- INSTRUCTION
Please transcribe the listing below in full and word for word, without its pictures.

- DATA LINES
╭──

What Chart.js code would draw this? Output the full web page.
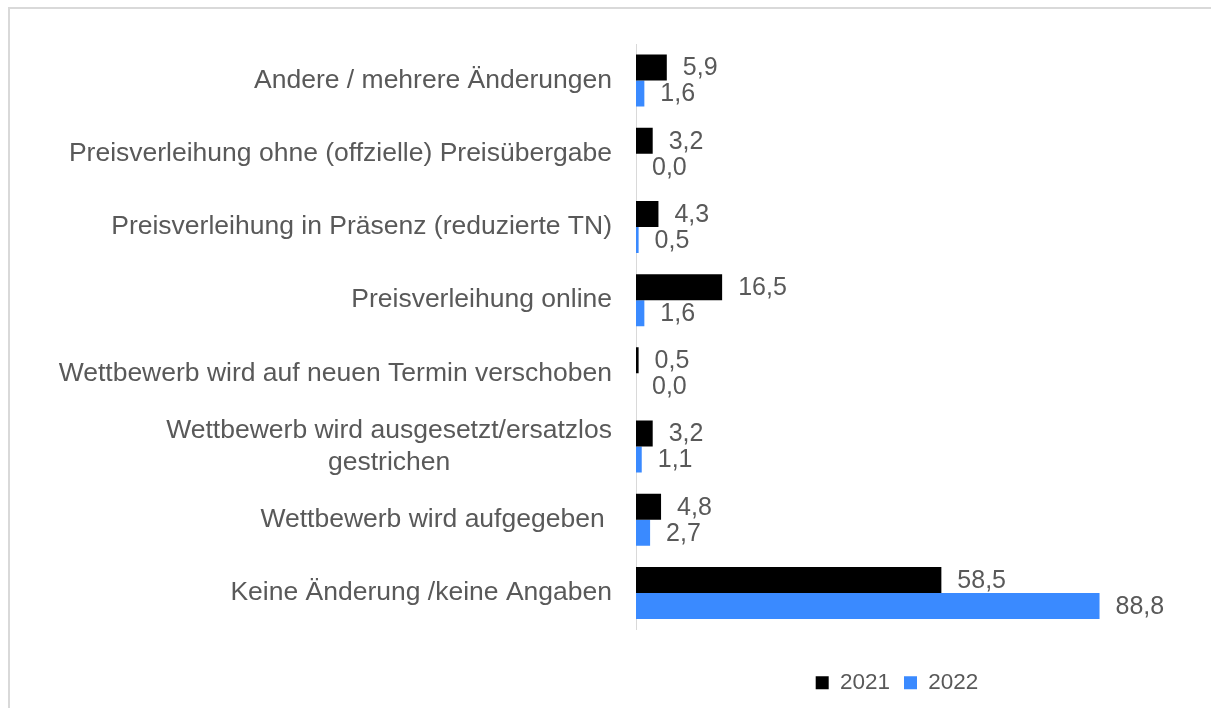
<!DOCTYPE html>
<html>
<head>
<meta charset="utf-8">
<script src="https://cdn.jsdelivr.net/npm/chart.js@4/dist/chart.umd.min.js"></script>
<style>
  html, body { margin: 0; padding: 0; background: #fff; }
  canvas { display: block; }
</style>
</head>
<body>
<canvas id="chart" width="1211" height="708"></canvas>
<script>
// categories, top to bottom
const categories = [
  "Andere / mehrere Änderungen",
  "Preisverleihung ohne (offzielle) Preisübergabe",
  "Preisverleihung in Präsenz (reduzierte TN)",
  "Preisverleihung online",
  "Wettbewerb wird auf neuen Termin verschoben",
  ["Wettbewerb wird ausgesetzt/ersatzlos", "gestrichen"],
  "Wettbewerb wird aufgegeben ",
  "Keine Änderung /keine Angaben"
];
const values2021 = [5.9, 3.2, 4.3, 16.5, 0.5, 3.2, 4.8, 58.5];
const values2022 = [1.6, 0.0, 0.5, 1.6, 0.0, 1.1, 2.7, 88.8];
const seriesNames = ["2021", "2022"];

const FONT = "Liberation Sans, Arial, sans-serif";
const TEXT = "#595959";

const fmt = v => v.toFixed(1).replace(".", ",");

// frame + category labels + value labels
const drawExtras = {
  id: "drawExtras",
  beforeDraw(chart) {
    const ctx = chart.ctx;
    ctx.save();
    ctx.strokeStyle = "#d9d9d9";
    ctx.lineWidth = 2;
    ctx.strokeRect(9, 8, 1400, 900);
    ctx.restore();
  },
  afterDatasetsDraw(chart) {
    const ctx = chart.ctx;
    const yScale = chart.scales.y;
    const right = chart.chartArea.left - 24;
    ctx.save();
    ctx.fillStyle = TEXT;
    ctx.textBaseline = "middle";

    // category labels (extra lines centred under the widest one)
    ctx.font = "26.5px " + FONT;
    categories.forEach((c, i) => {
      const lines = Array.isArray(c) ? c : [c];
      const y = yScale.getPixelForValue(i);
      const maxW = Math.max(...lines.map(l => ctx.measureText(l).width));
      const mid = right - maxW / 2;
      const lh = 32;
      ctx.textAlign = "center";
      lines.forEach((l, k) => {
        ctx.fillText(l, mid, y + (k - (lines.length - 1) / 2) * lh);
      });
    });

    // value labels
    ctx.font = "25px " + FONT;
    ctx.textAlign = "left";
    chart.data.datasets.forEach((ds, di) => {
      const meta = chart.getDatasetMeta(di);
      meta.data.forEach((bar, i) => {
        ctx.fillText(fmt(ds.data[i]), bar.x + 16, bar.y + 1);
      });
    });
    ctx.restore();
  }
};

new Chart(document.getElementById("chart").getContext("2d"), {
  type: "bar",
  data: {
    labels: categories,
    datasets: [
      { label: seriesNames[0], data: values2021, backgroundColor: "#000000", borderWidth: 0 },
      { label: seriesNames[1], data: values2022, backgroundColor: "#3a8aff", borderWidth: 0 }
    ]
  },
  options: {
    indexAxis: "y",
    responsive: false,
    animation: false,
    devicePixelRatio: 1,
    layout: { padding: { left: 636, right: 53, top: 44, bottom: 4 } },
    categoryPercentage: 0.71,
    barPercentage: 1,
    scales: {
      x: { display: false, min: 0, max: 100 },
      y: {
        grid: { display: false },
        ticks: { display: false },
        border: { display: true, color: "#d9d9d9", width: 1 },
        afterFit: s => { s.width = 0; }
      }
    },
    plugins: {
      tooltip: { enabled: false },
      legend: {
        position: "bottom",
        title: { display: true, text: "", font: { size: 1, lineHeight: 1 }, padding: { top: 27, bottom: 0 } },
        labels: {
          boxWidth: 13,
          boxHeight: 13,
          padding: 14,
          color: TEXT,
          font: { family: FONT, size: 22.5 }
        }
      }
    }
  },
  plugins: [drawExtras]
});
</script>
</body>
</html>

╰──

- EXPECTED ANSWER
What Chart.js code would draw this? Output the full web page.
<!DOCTYPE html>
<html>
<head>
<meta charset="utf-8">
<script src="https://cdn.jsdelivr.net/npm/chart.js@4/dist/chart.umd.min.js"></script>
<style>
  html, body { margin: 0; padding: 0; background: #fff; }
  canvas { display: block; }
</style>
</head>
<body>
<canvas id="chart" width="1211" height="708"></canvas>
<script>
// categories, top to bottom
const categories = [
  "Andere / mehrere Änderungen",
  "Preisverleihung ohne (offzielle) Preisübergabe",
  "Preisverleihung in Präsenz (reduzierte TN)",
  "Preisverleihung online",
  "Wettbewerb wird auf neuen Termin verschoben",
  ["Wettbewerb wird ausgesetzt/ersatzlos", "gestrichen"],
  "Wettbewerb wird aufgegeben ",
  "Keine Änderung /keine Angaben"
];
const values2021 = [5.9, 3.2, 4.3, 16.5, 0.5, 3.2, 4.8, 58.5];
const values2022 = [1.6, 0.0, 0.5, 1.6, 0.0, 1.1, 2.7, 88.8];
const seriesNames = ["2021", "2022"];

const FONT = "Liberation Sans, Arial, sans-serif";
const TEXT = "#595959";

const fmt = v => v.toFixed(1).replace(".", ",");

// frame + category labels + value labels
const drawExtras = {
  id: "drawExtras",
  beforeDraw(chart) {
    const ctx = chart.ctx;
    ctx.save();
    ctx.strokeStyle = "#d9d9d9";
    ctx.lineWidth = 2;
    ctx.strokeRect(9, 8, 1400, 900);
    ctx.restore();
  },
  afterDatasetsDraw(chart) {
    const ctx = chart.ctx;
    const yScale = chart.scales.y;
    const right = chart.chartArea.left - 24;
    ctx.save();
    ctx.fillStyle = TEXT;
    ctx.textBaseline = "middle";

    // category labels (extra lines centred under the widest one)
    ctx.font = "26.5px " + FONT;
    categories.forEach((c, i) => {
      const lines = Array.isArray(c) ? c : [c];
      const y = yScale.getPixelForValue(i);
      const maxW = Math.max(...lines.map(l => ctx.measureText(l).width));
      const mid = right - maxW / 2;
      const lh = 32;
      ctx.textAlign = "center";
      lines.forEach((l, k) => {
        ctx.fillText(l, mid, y + (k - (lines.length - 1) / 2) * lh);
      });
    });

    // value labels
    ctx.font = "25px " + FONT;
    ctx.textAlign = "left";
    chart.data.datasets.forEach((ds, di) => {
      const meta = chart.getDatasetMeta(di);
      meta.data.forEach((bar, i) => {
        ctx.fillText(fmt(ds.data[i]), bar.x + 16, bar.y + 1);
      });
    });
    ctx.restore();
  }
};

new Chart(document.getElementById("chart").getContext("2d"), {
  type: "bar",
  data: {
    labels: categories,
    datasets: [
      { label: seriesNames[0], data: values2021, backgroundColor: "#000000", borderWidth: 0 },
      { label: seriesNames[1], data: values2022, backgroundColor: "#3a8aff", borderWidth: 0 }
    ]
  },
  options: {
    indexAxis: "y",
    responsive: false,
    animation: false,
    devicePixelRatio: 1,
    layout: { padding: { left: 636, right: 53, top: 44, bottom: 4 } },
    categoryPercentage: 0.71,
    barPercentage: 1,
    scales: {
      x: { display: false, min: 0, max: 100 },
      y: {
        grid: { display: false },
        ticks: { display: false },
        border: { display: true, color: "#d9d9d9", width: 1 },
        afterFit: s => { s.width = 0; }
      }
    },
    plugins: {
      tooltip: { enabled: false },
      legend: {
        position: "bottom",
        title: { display: true, text: "", font: { size: 1, lineHeight: 1 }, padding: { top: 27, bottom: 0 } },
        labels: {
          boxWidth: 13,
          boxHeight: 13,
          padding: 14,
          color: TEXT,
          font: { family: FONT, size: 22.5 }
        }
      }
    }
  },
  plugins: [drawExtras]
});
</script>
</body>
</html>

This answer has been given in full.